Dalam suatu kesempatan saya terlibat pembicaraan dengan seorang Ustadz di dalam masjid, Pak Ustadz menyuruh mengganti nama saya karena nama saya terdapat unsur kata neraka dalam bahasa arab “nar” sedangkan nama saya adalah nama Jawa ( Winarno Hadi saputro ), kemudian masih dengan berbahasa Arab Pak Ustadz menjelaskan dalil-dalil tentang pentingnya pemilihan sebuah nama, untuk yang ini saya sangat sepakat karena pembahasanya dan sampel-sampel yang dipakai merujuk pada bahasa arab yang tentunya bisa sangat dipahami dari perspektif yang sama tetapi kalau men”tandem” kan nama jawa dengan bahasa Arab dan sebaliknya ataupun dengan bahasa lain lalu menariknya dengan garis lurus maka bisa saja terjadi distorsi pemaknaan.

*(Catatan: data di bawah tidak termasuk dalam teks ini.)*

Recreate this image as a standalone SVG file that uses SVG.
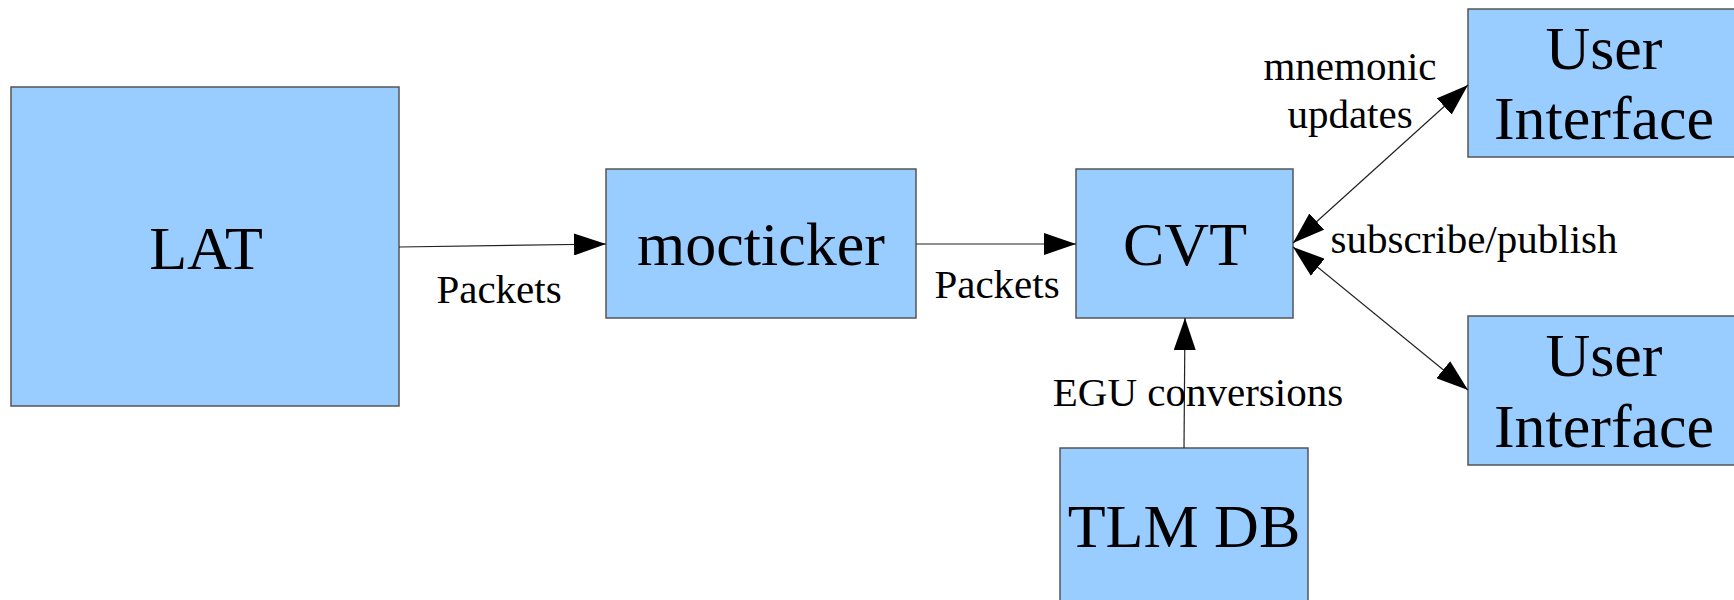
<svg xmlns="http://www.w3.org/2000/svg" width="1734" height="600" viewBox="0 0 1734 600">
  <style>
    .box { fill: #99ccff; stroke: #555; stroke-width: 1.5; }
    .big { font-family: "Liberation Serif", serif; font-size: 62px; fill: #000; text-anchor: middle; }
    .lbl { font-family: "Liberation Serif", serif; font-size: 41px; fill: #000; text-anchor: middle; }
    .conn { stroke: #222; stroke-width: 1.2; fill: none; }
  </style>
  <defs>
    <marker id="arr" markerUnits="userSpaceOnUse" markerWidth="32" markerHeight="22" refX="32" refY="11" orient="auto-start-reverse" viewBox="0 0 32 22">
      <path d="M0,0 L32,11 L0,22 z" fill="#000"/>
    </marker>
  </defs>
  <rect width="1734" height="600" fill="#fff"/>

  <g id="lat">
    <rect class="box" x="11" y="87" width="388" height="319"/>
    <text class="big" x="206" y="269">LAT</text>
  </g>
  <g id="mocticker">
    <rect class="box" x="606" y="169" width="310" height="149"/>
    <text class="big" x="761" y="265">mocticker</text>
  </g>
  <g id="cvt">
    <rect class="box" x="1076" y="169" width="217" height="149"/>
    <text class="big" x="1185" y="265">CVT</text>
  </g>
  <g id="tlmdb">
    <rect class="box" x="1060" y="448" width="248" height="170"/>
    <text class="big" x="1184" y="547">TLM DB</text>
  </g>
  <g id="ui1">
    <rect class="box" x="1468" y="9" width="280" height="148"/>
    <text class="big" x="1604" y="69">User</text>
    <text class="big" x="1604" y="139">Interface</text>
  </g>
  <g id="ui2">
    <rect class="box" x="1468" y="316" width="280" height="149"/>
    <text class="big" x="1604" y="376">User</text>
    <text class="big" x="1604" y="447">Interface</text>
  </g>

  <g id="connectors">
    <line class="conn" x1="399" y1="247" x2="606" y2="244" marker-end="url(#arr)"/>
    <line class="conn" x1="916" y1="244" x2="1076" y2="244" marker-end="url(#arr)"/>
    <line class="conn" x1="1184" y1="448" x2="1185" y2="318" marker-end="url(#arr)"/>
    <line class="conn" x1="1293" y1="243" x2="1468" y2="85" marker-start="url(#arr)" marker-end="url(#arr)"/>
    <line class="conn" x1="1293" y1="247" x2="1468" y2="390" marker-start="url(#arr)" marker-end="url(#arr)"/>
  </g>

  <g id="labels">
    <text class="lbl" x="499" y="303">Packets</text>
    <text class="lbl" x="997" y="298">Packets</text>
    <text class="lbl" x="1198" y="406">EGU conversions</text>
    <text class="lbl" x="1350" y="80">mnemonic</text>
    <text class="lbl" x="1350" y="128">updates</text>
    <text class="lbl" x="1474" y="253">subscribe/publish</text>
  </g>
</svg>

Saya teringat daftar nama-nama “unik” tentang kenamaan mereka, Mei yang lahirnya pada bulan Juni, Awan ( siang ) Kurniansah yang lahir pada malam hari, juga teman saya orang Jawa bernama Supra yang namanya sama dengan tipe sepeda motor produksi Jepang atau yang lebih ekstrem lagi nama Tai lee seorang pengusaha besar di Malaysia serta masih banyak daftar nama lainya. Saya memang tidak mengaitkan unsur kata “nar” ( neraka ) dalam nama mereka tetapi secara substansi nama nama itu bisa menjadi salah satu jawaban buat Pak Ustadz bahwa pembahasan sebuah nama tidak bisa menggunakan pendekatan secara linguistik saja tetapi pendekatan non linguistik/situasional juga bisa dilibatkan sesuai dengan wilayah, makna bahasa secara kultural, kandungan filosofis maupun proses penamaan sehingga tidak memunculkan perbedaan interpretasi.

Saya tidak ingin mengatakan bahwa pemikiran Pak Ustadz begitu dangkal, sama sekali tidak! Tetapi justru pemikiran sayalah yang dangkal karena tidak bisa memahami bagaimana seorang Ustadz berkata selayaknya nama adalah sebuah pakem dalam konteks satu bahasa saja atau mungkin saya belum bisa mengikuti pembicaraan sekelas beliau dengan frame-frame dan mindset keagamaan yang begitu kuat sedangkan saya hanyalah seseorang yang masih harus banyak belajar tentang ilmu Agama.
Tetapi yang jelas hingga saat ini saya belum berminat untuk mengganti nama asli pemberian orang tua saya.